Friday, April 07, 2006

tradeoffs

so i'm walking to the library yesterday. i'm not entirely opposed to exercise. i like exercise to be meaningful/utilitarian in some way accomplishing something. working out in an air conditioned building, doing those machines and blaring my tunes straight into my head is always nice because i like loud music and if i have to sweat i'd like a climate controlled environ.

driving into new york we passed some gyms, and i could see rows of people running on treadmills, which is a peculiar sight. we do so much indoors. like exercise. i understand the oddity of this.

but i'm sucking fumes as i walk to the library yesterday, cars go by reeking of diesel and exhaust. so i'm wondering, yeah i'm out exercising but this can't be good on the lungs. there are so many cars everywhere and they simply reek.

i understand we have places to go and people to see, but walking is a very nice way to get about. and it is excersize with a purpose. my kind of exercise (apart from the gym).

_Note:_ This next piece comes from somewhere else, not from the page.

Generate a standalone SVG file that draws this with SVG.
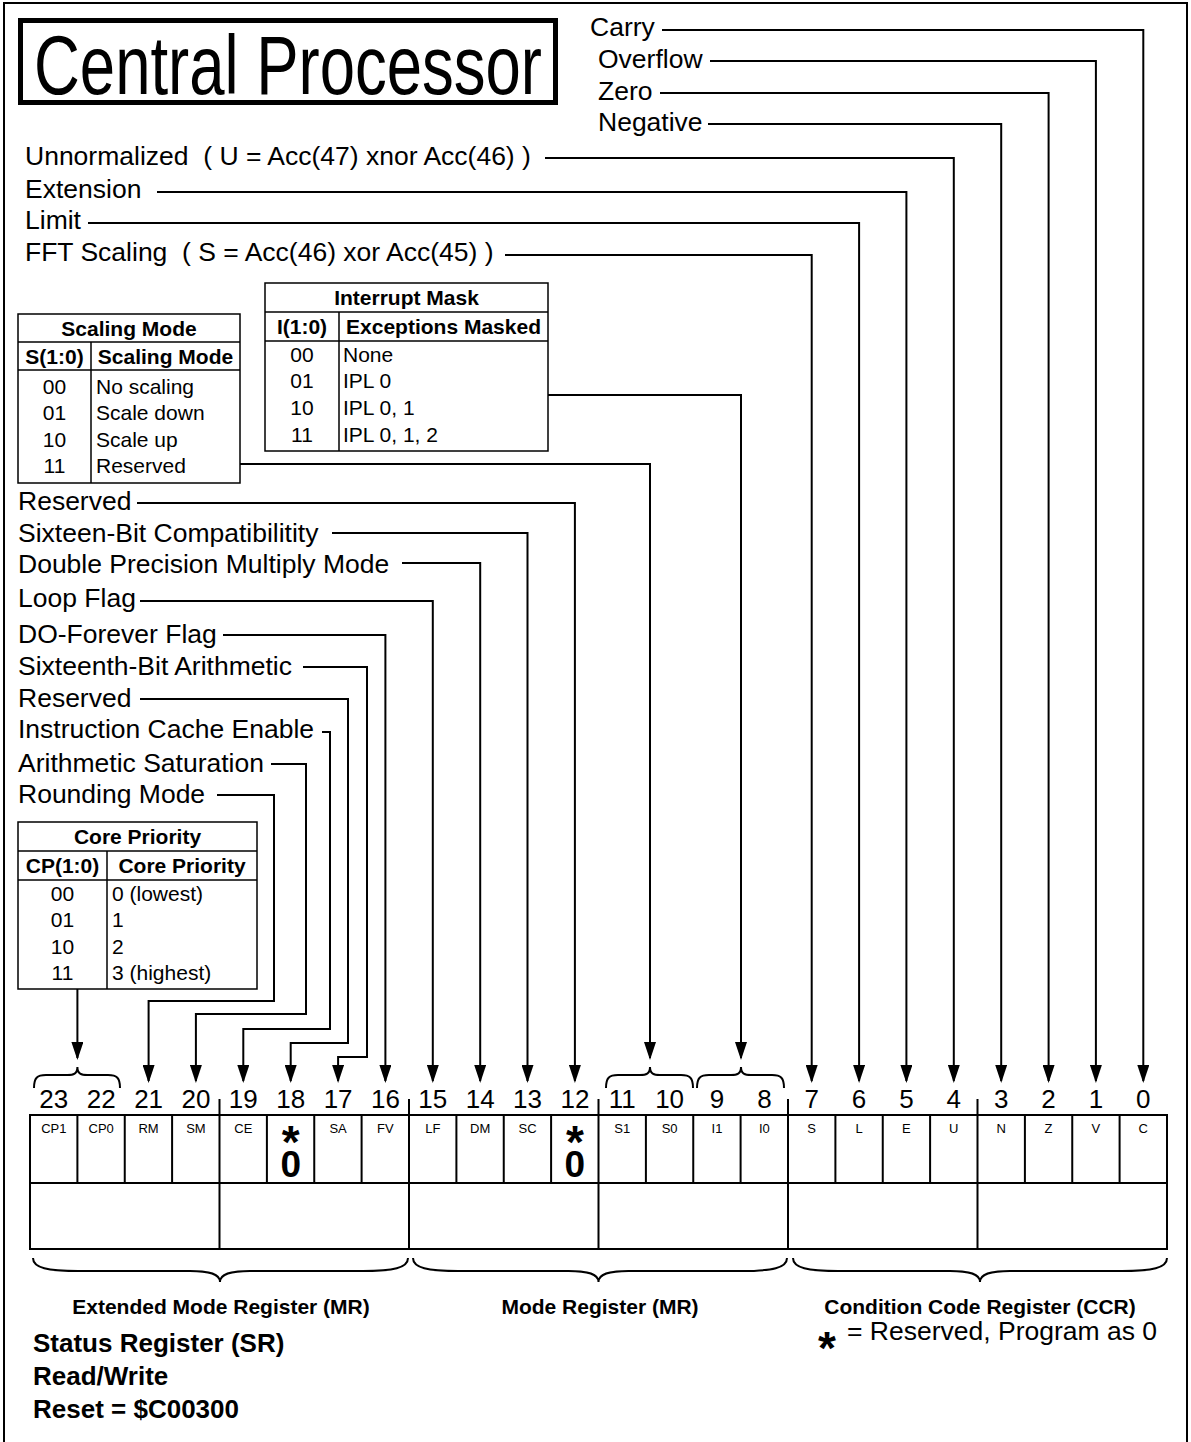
<svg xmlns="http://www.w3.org/2000/svg" width="1191" height="1442" viewBox="0 0 1191 1442">
<defs>
<marker id="ah" markerUnits="userSpaceOnUse" markerWidth="18" markerHeight="12" viewBox="0 0 18 12" refX="16" refY="6" orient="auto"><path d="M0,0 L18,6 L0,12 z" fill="#000"/></marker>
<style>
text{font-family:"Liberation Sans",Arial,Helvetica,sans-serif;fill:#000}
.lbl{font-size:26.5px}
.tb{font-size:21px}
.tbb{font-size:21px;font-weight:bold}
.c{text-anchor:middle}
.num{font-size:26px;text-anchor:middle}
.cell{font-size:13px;text-anchor:middle}
.ln{fill:none;stroke:#000;stroke-width:2}
.ar{fill:none;stroke:#000;stroke-width:2;marker-end:url(#ah)}
.tbl{fill:#fff;stroke:#000;stroke-width:1.5}
.tl{stroke:#000;stroke-width:1.5}
.brace{fill:none;stroke:#000;stroke-width:2}
.bl{font-size:21px;font-weight:bold;text-anchor:middle}
.big{font-size:26px;font-weight:bold}
</style>
</defs>
<rect x="0" y="0" width="1191" height="1442" fill="#fff"/>
<path class="ln" d="M4,1442 V3 H1187 V1442" stroke-width="2.5"/>

<g id="title">
<rect x="20.5" y="20.5" width="535" height="82" fill="#fff" stroke="#000" stroke-width="5"/>
<text x="34" y="94" font-size="84" textLength="508" lengthAdjust="spacingAndGlyphs">Central Processor</text>
</g>

<g id="connectors">
<path class="ar" d="M662,30 H1143.3 V1081"/>
<path class="ar" d="M710,61 H1095.9 V1081"/>
<path class="ar" d="M660,93 H1048.6 V1081"/>
<path class="ar" d="M708,124 H1001.2 V1081"/>
<path class="ar" d="M545,158 H953.8 V1081"/>
<path class="ar" d="M157,192 H906.4 V1081"/>
<path class="ar" d="M88,223 H859.1 V1081"/>
<path class="ar" d="M505,255 H811.7 V1081"/>
<path class="ar" d="M548,395 H741 V1058"/>
<path class="ar" d="M240,464 H650 V1058"/>
<path class="ar" d="M137,503 H574.9 V1081"/>
<path class="ar" d="M332,533 H527.5 V1081"/>
<path class="ar" d="M402,563 H480.2 V1081"/>
<path class="ar" d="M140,601 H432.8 V1081"/>
<path class="ar" d="M223,635 H385.4 V1081"/>
<path class="ar" d="M303,667 H367 V1057 H338.1 V1081"/>
<path class="ar" d="M140,699 H348 V1043 H290.7 V1081"/>
<path class="ar" d="M322,732 H330 V1029 H243.3 V1081"/>
<path class="ar" d="M271,764 H306 V1014 H195.9 V1081"/>
<path class="ar" d="M217,795 H274 V1001 H148.6 V1081"/>
<path class="ar" d="M77.4,989 V1058"/>
</g>

<g id="flag-labels" class="lbl">
<text x="590" y="36">Carry</text>
<text x="598" y="68">Overflow</text>
<text x="598" y="100">Zero</text>
<text x="598" y="131">Negative</text>
<text x="25" y="165" xml:space="preserve">Unnormalized  ( U = Acc(47) xnor Acc(46) )</text>
<text x="25" y="198">Extension</text>
<text x="25" y="229">Limit</text>
<text x="25" y="261" xml:space="preserve">FFT Scaling  ( S = Acc(46) xor Acc(45) )</text>
<text x="18" y="510">Reserved</text>
<text x="18" y="542">Sixteen-Bit Compatibilitity</text>
<text x="18" y="573">Double Precision Multiply Mode</text>
<text x="18" y="607">Loop Flag</text>
<text x="18" y="643">DO-Forever Flag</text>
<text x="18" y="675">Sixteenth-Bit Arithmetic</text>
<text x="18" y="707">Reserved</text>
<text x="18" y="738">Instruction Cache Enable</text>
<text x="18" y="772">Arithmetic Saturation</text>
<text x="18" y="803">Rounding Mode</text>
</g>

<g id="interrupt-mask-table">
<rect class="tbl" x="265" y="283" width="283" height="168"/>
<line class="tl" x1="265" y1="312" x2="548" y2="312"/>
<line class="tl" x1="265" y1="341" x2="548" y2="341"/>
<line class="tl" x1="339" y1="312" x2="339" y2="451"/>
<text class="tbb c" x="406.5" y="305">Interrupt Mask</text>
<text class="tbb c" x="302" y="334">I(1:0)</text>
<text class="tbb c" x="443.5" y="334">Exceptions Masked</text>
<text class="tb c" x="302" y="362">00</text>
<text class="tb c" x="302" y="388">01</text>
<text class="tb c" x="302" y="415">10</text>
<text class="tb c" x="302" y="442">11</text>
<text class="tb" x="343" y="362">None</text>
<text class="tb" x="343" y="388">IPL 0</text>
<text class="tb" x="343" y="415">IPL 0, 1</text>
<text class="tb" x="343" y="442">IPL 0, 1, 2</text>
</g>

<g id="scaling-mode-table">
<rect class="tbl" x="18" y="314" width="222" height="169"/>
<line class="tl" x1="18" y1="342" x2="240" y2="342"/>
<line class="tl" x1="18" y1="370" x2="240" y2="370"/>
<line class="tl" x1="91" y1="342" x2="91" y2="483"/>
<text class="tbb c" x="129" y="335.5">Scaling Mode</text>
<text class="tbb c" x="54.5" y="363.5">S(1:0)</text>
<text class="tbb c" x="165.5" y="363.5">Scaling Mode</text>
<text class="tb c" x="54.5" y="394">00</text>
<text class="tb c" x="54.5" y="420">01</text>
<text class="tb c" x="54.5" y="447">10</text>
<text class="tb c" x="54.5" y="473">11</text>
<text class="tb" x="96" y="394">No scaling</text>
<text class="tb" x="96" y="420">Scale down</text>
<text class="tb" x="96" y="447">Scale up</text>
<text class="tb" x="96" y="473">Reserved</text>
</g>

<g id="core-priority-table">
<rect class="tbl" x="18" y="822" width="239" height="167"/>
<line class="tl" x1="18" y1="851" x2="257" y2="851"/>
<line class="tl" x1="18" y1="880" x2="257" y2="880"/>
<line class="tl" x1="107" y1="851" x2="107" y2="989"/>
<text class="tbb c" x="137.5" y="844">Core Priority</text>
<text class="tbb c" x="62.5" y="873">CP(1:0)</text>
<text class="tbb c" x="182" y="873">Core Priority</text>
<text class="tb c" x="62.5" y="900.5">00</text>
<text class="tb c" x="62.5" y="926.5">01</text>
<text class="tb c" x="62.5" y="953.5">10</text>
<text class="tb c" x="62.5" y="979.5">11</text>
<text class="tb" x="112" y="900.5">0 (lowest)</text>
<text class="tb" x="112" y="926.5">1</text>
<text class="tb" x="112" y="953.5">2</text>
<text class="tb" x="112" y="979.5">3 (highest)</text>
</g>

<g id="top-braces">
<path class="brace" d="M34,1088 C34,1078 37,1075 46,1075 L67.4,1075 C73.4,1075 77.4,1074 77.4,1067 C77.4,1074 81.4,1075 87.4,1075 L108,1075 C117,1075 120,1078 120,1088"/>
<path class="brace" d="M606,1088 C606,1078 609,1075 618,1075 L640,1075 C646,1075 650,1074 650,1067 C650,1074 654,1075 660,1075 L681,1075 C690,1075 693,1078 693,1088"/>
<path class="brace" d="M697,1088 C697,1078 700,1075 709,1075 L731,1075 C737,1075 741,1074 741,1067 C741,1074 745,1075 751,1075 L772,1075 C781,1075 784,1078 784,1088"/>
</g>

<g id="bit-numbers" class="num">
<text x="53.8" y="1108">23</text>
<text x="101.2" y="1108">22</text>
<text x="148.6" y="1108">21</text>
<text x="195.9" y="1108">20</text>
<text x="243.3" y="1108">19</text>
<text x="290.7" y="1108">18</text>
<text x="338.1" y="1108">17</text>
<text x="385.4" y="1108">16</text>
<text x="432.8" y="1108">15</text>
<text x="480.2" y="1108">14</text>
<text x="527.5" y="1108">13</text>
<text x="574.9" y="1108">12</text>
<text x="622.3" y="1108">11</text>
<text x="669.6" y="1108">10</text>
<text x="717" y="1108">9</text>
<text x="764.4" y="1108">8</text>
<text x="811.7" y="1108">7</text>
<text x="859.1" y="1108">6</text>
<text x="906.4" y="1108">5</text>
<text x="953.8" y="1108">4</text>
<text x="1001.2" y="1108">3</text>
<text x="1048.6" y="1108">2</text>
<text x="1095.9" y="1108">1</text>
<text x="1143.3" y="1108">0</text>
</g>

<g id="status-register">
<rect x="30" y="1115" width="1137" height="134" fill="none" stroke="#000" stroke-width="2"/>
<line class="ln" x1="30" y1="1183" x2="1167" y2="1183"/>
<path class="ln" d="M77.4,1115 V1183 M124.75,1115 V1183 M172.1,1115 V1183 M266.9,1115 V1183 M314.25,1115 V1183 M361.6,1115 V1183 M456.4,1115 V1183 M503.75,1115 V1183 M551.1,1115 V1183 M645.9,1115 V1183 M693.25,1115 V1183 M740.6,1115 V1183 M835.4,1115 V1183 M882.75,1115 V1183 M930.1,1115 V1183 M1024.9,1115 V1183 M1072.25,1115 V1183 M1119.6,1115 V1183"/>
<path class="ln" d="M219.5,1099 V1249 M409,1099 V1249 M598.5,1099 V1249 M788,1099 V1249 M977.5,1099 V1249"/>
<g class="cell">
<text x="53.8" y="1133">CP1</text>
<text x="101.2" y="1133">CP0</text>
<text x="148.6" y="1133">RM</text>
<text x="195.9" y="1133">SM</text>
<text x="243.3" y="1133">CE</text>
<text x="338.1" y="1133">SA</text>
<text x="385.4" y="1133">FV</text>
<text x="432.8" y="1133">LF</text>
<text x="480.2" y="1133">DM</text>
<text x="527.5" y="1133">SC</text>
<text x="622.3" y="1133">S1</text>
<text x="669.6" y="1133">S0</text>
<text x="717" y="1133">I1</text>
<text x="764.4" y="1133">I0</text>
<text x="811.7" y="1133">S</text>
<text x="859.1" y="1133">L</text>
<text x="906.4" y="1133">E</text>
<text x="953.8" y="1133">U</text>
<text x="1001.2" y="1133">N</text>
<text x="1048.6" y="1133">Z</text>
<text x="1095.9" y="1133">V</text>
<text x="1143.3" y="1133">C</text>
</g>
<text x="290.7" y="1158" font-size="46" font-weight="bold" text-anchor="middle">*</text>
<text x="290.7" y="1177" font-size="37" font-weight="bold" text-anchor="middle">0</text>
<text x="574.9" y="1158" font-size="46" font-weight="bold" text-anchor="middle">*</text>
<text x="574.9" y="1177" font-size="37" font-weight="bold" text-anchor="middle">0</text>
</g>

<g id="bottom-braces">
<path class="brace" d="M33,1258 C33,1268 48,1271 78,1271 L190,1271 C210,1271 220,1274 220,1282 C220,1274 230,1271 250,1271 L363,1271 C393,1271 408,1268 408,1258"/>
<path class="brace" d="M413,1258 C413,1268 428,1271 458,1271 L568.5,1271 C588.5,1271 598.5,1274 598.5,1282 C598.5,1274 608.5,1271 628.5,1271 L742,1271 C772,1271 787,1268 787,1258"/>
<path class="brace" d="M793,1258 C793,1268 808,1271 838,1271 L950,1271 C970,1271 980,1274 980,1282 C980,1274 990,1271 1010,1271 L1122,1271 C1152,1271 1167,1268 1167,1258"/>
</g>

<g id="register-names">
<text class="bl" x="221" y="1314">Extended Mode Register (MR)</text>
<text class="bl" x="600" y="1314">Mode Register (MR)</text>
<text class="bl" x="980" y="1314">Condition Code Register (CCR)</text>
</g>

<g id="register-info" class="big">
<text x="33" y="1352">Status Register (SR)</text>
<text x="33" y="1385">Read/Write</text>
<text x="33" y="1418">Reset = $C00300</text>
</g>

<g id="legend">
<text x="827" y="1364" font-size="46" font-weight="bold" text-anchor="middle">*</text>
<text class="lbl" x="847" y="1340">= Reserved, Program as 0</text>
</g>
</svg>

monday while unpacking boxes i wore my karate gi because i needed to kick some butt. last night as i stood at newark airport waiting for my sister (who got beat to the curb by entire families, mind you. i could tell they were from the same area because they donned minney mouse ears and mickey mouse sweatshirts. whole families wearing this hideous garb. quite a sight).

i thought about doing some squats and kicks so no one would mess with me. but it weren't really the place, and i didn't want to look like a total buffoon.

so i stood there with my best LA face, staring down would be accosters. i was fine. wondered why i was all freaked out earlier in the week.

driving there, to newark airport, i could see the empire state building just across the state line and thought, i never imagined the beginning of this month, or this year that i'd be here. God is amazing.

the ride can be a rush. my major tradeoff these days is certainty for abandon. reckless abandon. i throw myself back into the arms of my waiting God. and He always catches me.